Now, I’m sympathetic to disliking citations. I was always super bad at them in school, and I always did what Peterson appears implicitly to do here: Mostly forget you’ll ever need to cite anything and then backfill the essay with more sources so it looks more supporter than it is.

But the more research I’ve done the more I’ve come to understand and even love the way they enable transparency. If you know where someone’s getting their facts, you can follow the chain of evidence all the way back.

And that’s fucking awesome.

That’s why I try to link up as much as possible here. So you can go and check out the places I learned from.

Incidentally, if you’d rather I use formal footnotes, let me know. Substack has a system to and it’s pretty good.

Oh, and as long as this has been… it’s still less than half as many words as Peterson’s Essay.

Wrapping Up

So, that’s an… oddly illuminating jaunt through Dr Peterson’s mind.

His ideas of better are almost purely aesthetic within this. There’s no discussion of thesis statements or how to determine what’s true or false.

It’s highly telling.

Optimize for impact machine learning style.
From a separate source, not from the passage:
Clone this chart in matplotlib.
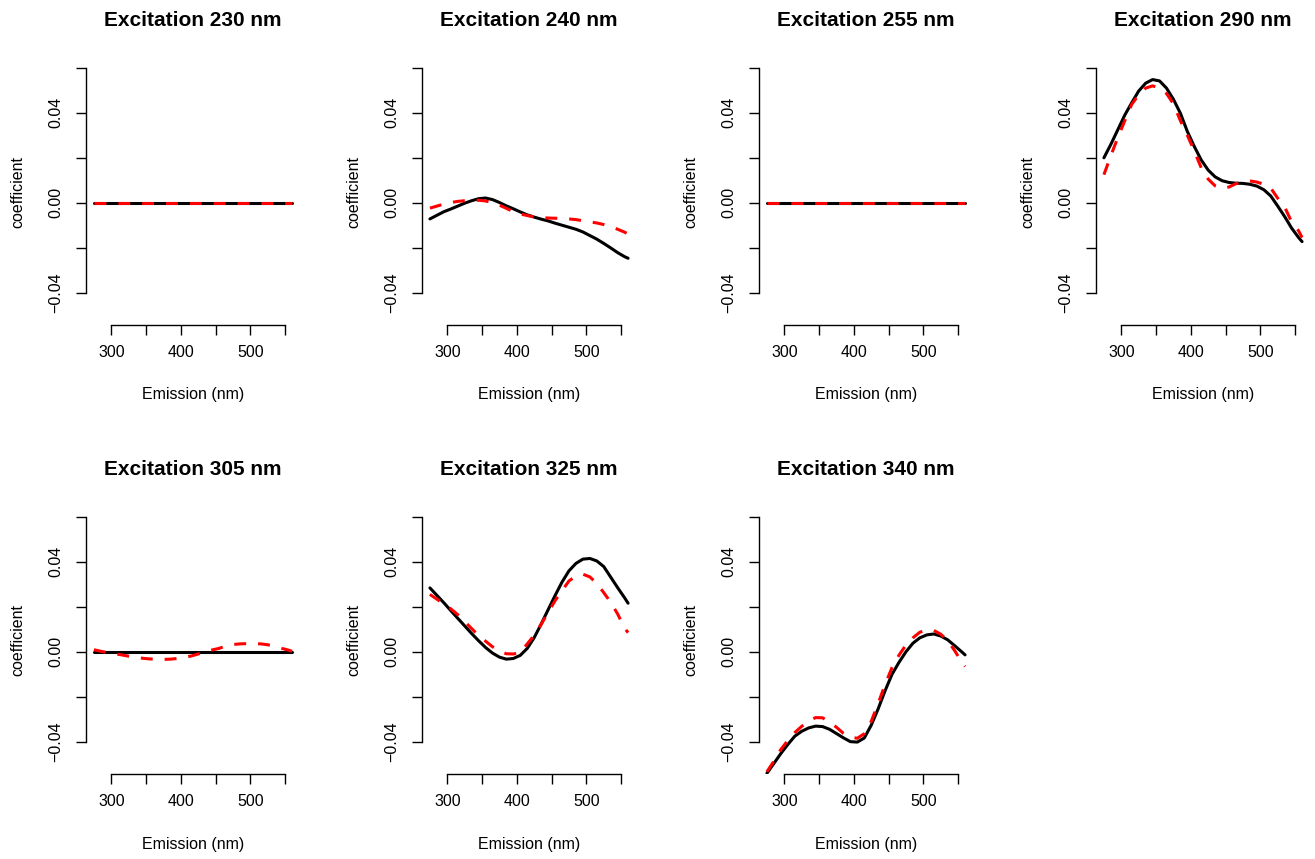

There are maybe 5-8 pages of content in this essay once you pair away the digressions, threats, and insults.

And that’s fine, I guess. We both know I’ve written a lot of bloat. But rarely do I also lecture people about how brevity is the soul of wit.

Worse, he didn’t really discuss different styles or considerations of the audience. Even for a college paper that’s a mistake. Just rewrite and reorder until it’s goodest.

The whole point of writing an essay is either to learn what you know or to express it clearly. How can you write so much about writing without mentioning evaluating sources for evidence or questioning your assumptions even once?

It’s irresponsible. The man wrote a page about brevity when all he needed to do was tattoo the phrase, “Omit Needless Words” on his eyelids.

Anyway, I think this method is kind of interesting. So let’s take it for a spin on Monday.

I hope you all enjoy 100-word paragraphs.


  1. Do you have a moment to hear about our Lobsterman savior?

  2. Do you have a moment to look at this app a Peterson fan created? The name alone is amazing.